Today Central Asians view Basmachis as freedom-fighters and new history books do not refer to them as Basmachis. However what was fighting for freedom then is considered terrorism today. In Western China, Uyghurs have lost their hopes for freedom. Fighting against Han oppression is considered terrorism.
But not only Basmachis were the terrorists of yesterday. Early Bolsheviks at the start of their campaign and their 19th century predecessors like Decembrists and members of the Narodnaya Volya group also were viewed as terrorists by the Czar administration. In a way they resemble today's Islamist terrorists. They assassinated Imperial officials, blew up government offices and terrorized rich societies. Lenin's brother, Alexander Ulyanov, was directly involved in a failed 1887 plot to assassinate Czar Alexander III and was hanged. Lenin then said: "We will take a different path" and changed the tactics that led to the October Revolution.
Bin Laden and al-Qaeda too have recently changed their tactics focusing on undermining and overthrowing the Royal Family in Saudi Arabia and targeting police officials and offices and foreigners inside the country, forcing the United States to put extra pressure on the monarchy. Like Islamist terrorists today, the Bolsheviks and their predecessors too had a grandiose plan. While Bolsheviks wanted to establish socialism in the world through World Revolution, Islamists want an Islamic Caliphate uniting all the Muslims of the world through a global jihad.

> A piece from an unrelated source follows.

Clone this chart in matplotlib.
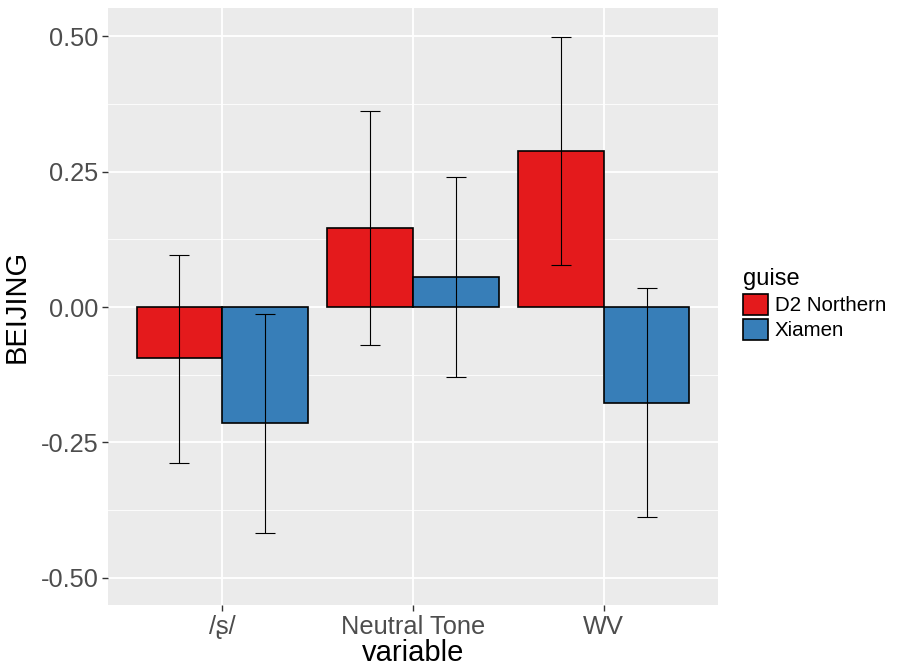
import matplotlib.pyplot as plt
import numpy as np
from matplotlib.patches import Patch

plt.rcParams['font.family'] = ['Liberation Sans', 'DejaVu Sans']

variables = ["/ʂ/", "Neutral Tone", "WV"]
guises = ["D2 Northern", "Xiamen"]
colors = ["#E41A1C", "#377EB8"]
means = {
    "D2 Northern": [-0.094, 0.146, 0.288],
    "Xiamen": [-0.214, 0.055, -0.177],
}
err_low = {
    "D2 Northern": [-0.288, -0.070, 0.077],
    "Xiamen": [-0.417, -0.129, -0.387],
}
err_high = {
    "D2 Northern": [0.096, 0.362, 0.498],
    "Xiamen": [-0.013, 0.240, 0.035],
}

fig = plt.figure(figsize=(8.99, 6.69), dpi=100)
ax = fig.add_axes([108 / 899, 1 - 605 / 669, 610 / 899, 597 / 669])
ax.set_facecolor("#EBEBEB")

x = np.arange(1, len(variables) + 1)
w = 0.45
for i, g in enumerate(guises):
    pos = x + (i - 0.5) * w
    ax.bar(pos, means[g], width=w, color=colors[i], edgecolor="black", linewidth=1.2, zorder=3)
    m = np.array(means[g])
    lo = m - np.array(err_low[g])
    hi = np.array(err_high[g]) - m
    ax.errorbar(pos, m, yerr=[lo, hi], fmt="none", ecolor="black", elinewidth=0.8,
                capsize=7, capthick=0.8, zorder=4)

ax.set_xlim(0.4, 3.6)
ax.set_ylim(-0.55, 0.552)
ax.set_yticks([-0.5, -0.25, 0, 0.25, 0.5])
ax.set_yticklabels(["-0.50", "-0.25", "0.00", "0.25", "0.50"])
ax.set_yticks([-0.375, -0.125, 0.125, 0.375], minor=True)
ax.set_xticks(x)
ax.set_xticklabels(variables)
ax.grid(which="major", color="white", linewidth=1.3, zorder=0)
ax.grid(which="minor", axis="y", color="white", linewidth=0.6, zorder=0)
ax.set_axisbelow(True)
for s in ax.spines.values():
    s.set_visible(False)
ax.tick_params(which="major", colors="#333333", labelcolor="#4D4D4D", labelsize=18.3,
               length=4, width=1, pad=3)
ax.tick_params(which="minor", length=0)
ax.set_xlabel("variable", fontsize=21, labelpad=0)
ax.set_ylabel("BEIJING", fontsize=21, labelpad=7)

handles = [Patch(facecolor=c, edgecolor="black", linewidth=1.2) for c in colors]
leg = fig.legend(handles, guises, title="guise", loc="upper left",
                 bbox_to_anchor=(743 / 899, 1 - 268 / 669), frameon=False,
                 fontsize=14.8, title_fontsize=17, handlelength=1.2, handleheight=1.2,
                 handletextpad=0.35, labelspacing=0.18, borderaxespad=0,
                 borderpad=0)
leg._legend_box.align = "left"

fig.savefig("out.png", dpi=100)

Terrorism of today and yesterday does have resemblance. But what has changed is the interpretation of the history and globalization of the threat of terrorism and consolidation of efforts to fight it. Decades later Basmachis turned into freedom fighters, freedom fighters in Afghanistan into global terrorists; Communism was as a dangerous phenomenon to the West as terrorism today. Will the present-day Islamist terrorists, Osama bin Laden or Muqtada al-Sadr be viewed as freedom fighters a hundred years from now by Afghans or Iraqis? Only time will tell.